Мои собеседники переглянулись, и один из них начал мне объяснять, что для этого требуется. «Вот и прекрасно, — сказал он. — Мы подберём вам хорошего парня, который будет числиться вашим мужем, а там уже вы сами решите, каковы будут ваши отношения. Вы поселитесь в одном из городов Америки и будете там жить года три, а затем вернётесь домой. Иногда у вас будут останавливаться или ночевать лица, о которых мы заранее вам сообщим. Конечно, сперва вы пройдёте некую подготовку и подучите язык».
Он кончил говорить и внимательно посмотрел на меня. Я глядела на моих собеседников в полной растерянности. Что-то это никак не походило на Давос, обещанный моей любимой мадемуазель Филибер. У меня не хватило ума и смелости сразу сказать им нет. Да я ещё была в плену своих детских мечтаний. Короче, я молчала и молчала. Тогда один из них сказал: «Ладно, подумайте, но никому не говорите о нашем разговоре. Имейте в виду, что такие предложения редко кому делаются, но мы пришли к выводу, что у вас эта работа хорошо получится. Вы свободны».
Я пошла на очередной урок и кое-как провела его, ни на минуту не забывая об имевшем место разговоре. Мне нужен был совет и по существу, и, как я уже понимала, скорее всего, для обсуждения, как отказаться от этого «лестного» предложения.
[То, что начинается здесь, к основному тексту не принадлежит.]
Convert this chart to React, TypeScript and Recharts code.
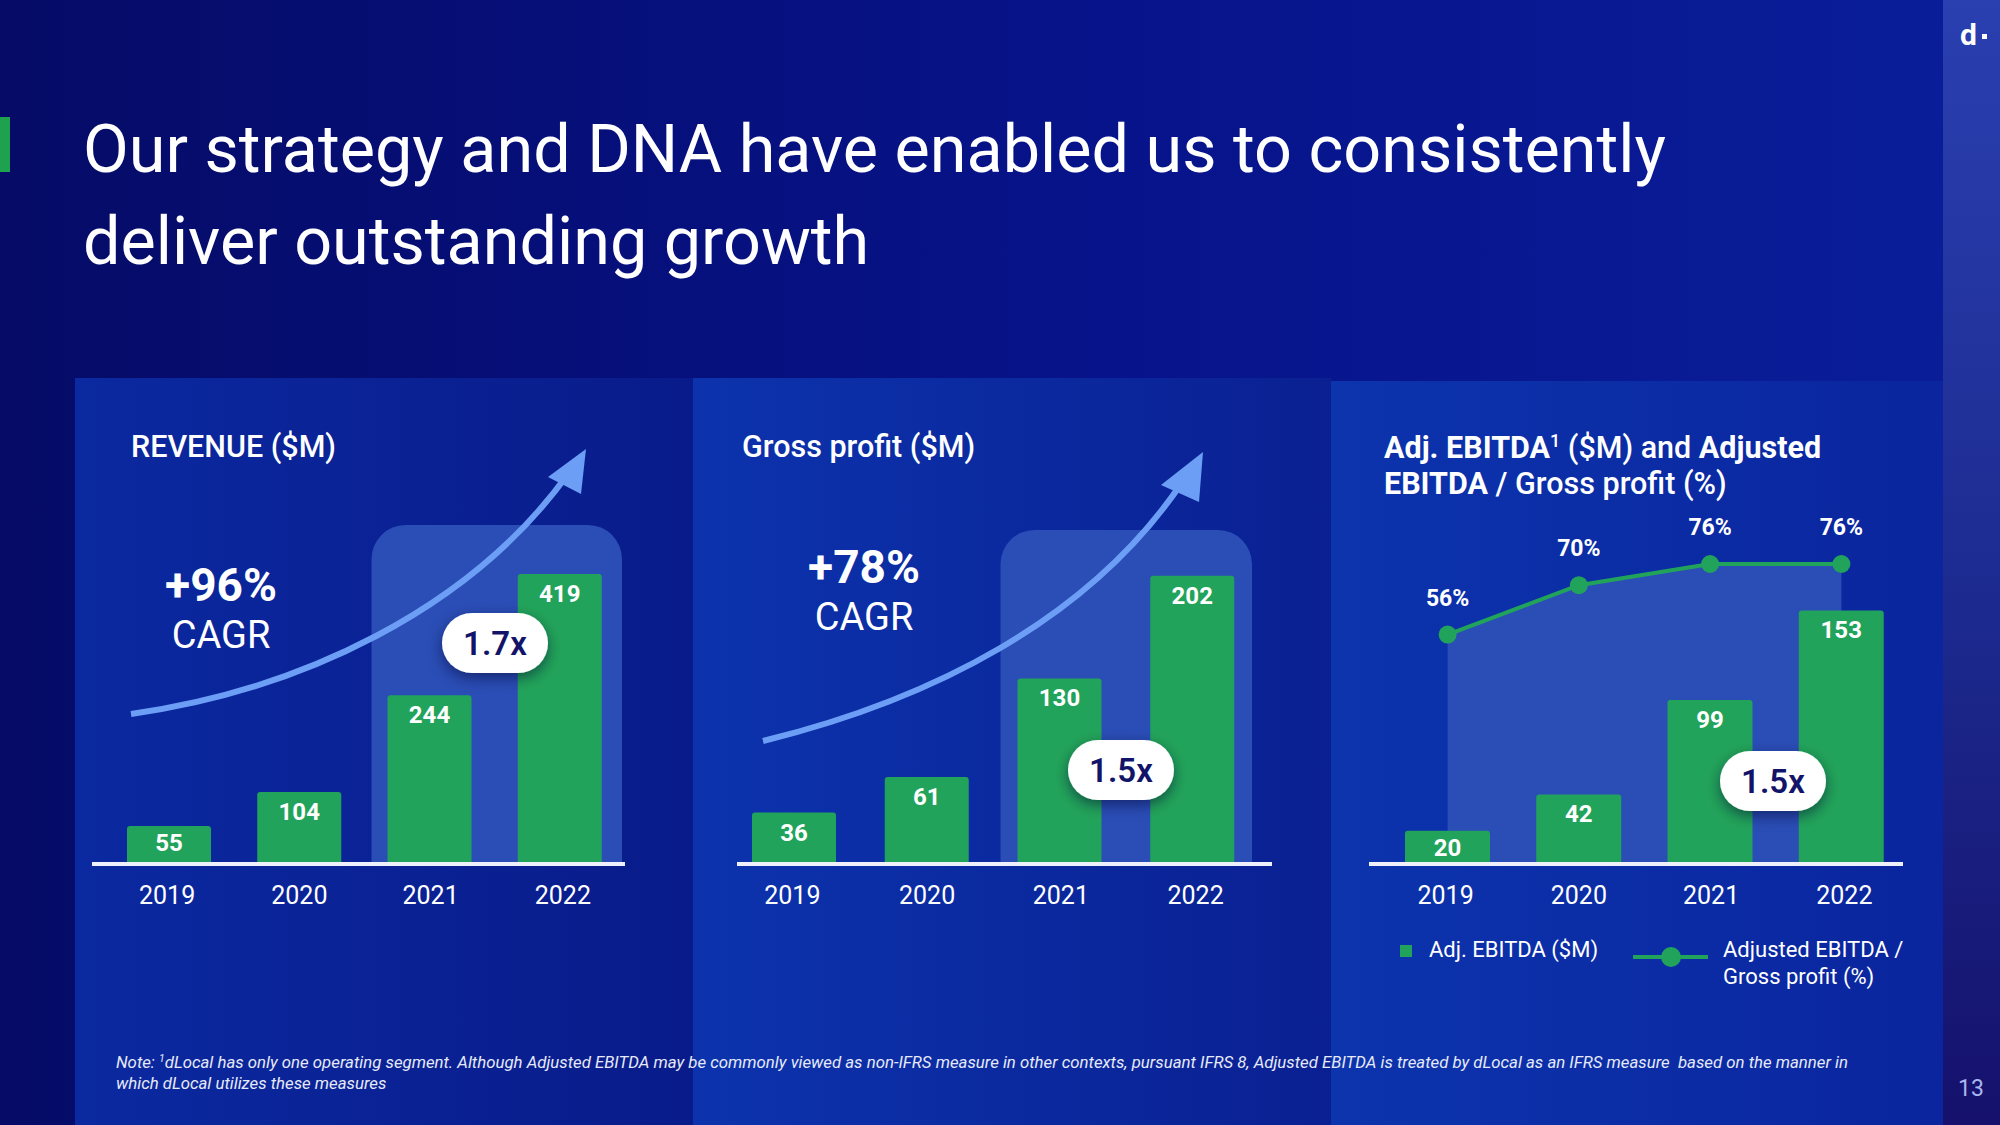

Мама была в Займище, и я могла к ней поехать только в воскресенье. Вечером, после работы, я помчалась к Капицам, семья которых тоже была эвакуирована в Казань. Я не могу сейчас вспомнить, с кем я говорила, с Анной Алексеевной или Надеждой Константиновной (женой брата Петра Леонидовича), но я помню бурную реакцию на всё происшедшее и недоумение, как я могла сразу же не отказаться от предложенной мне карьеры. Такую же позицию заняла и мама, которая, прежде всего, испугалась за меня. Мне говорили, что я должна как можно скорее отказаться от этого предложения, придумав очень убедительный предлог, даже рассказав о папе, который провёл в тюрьме около трёх лет.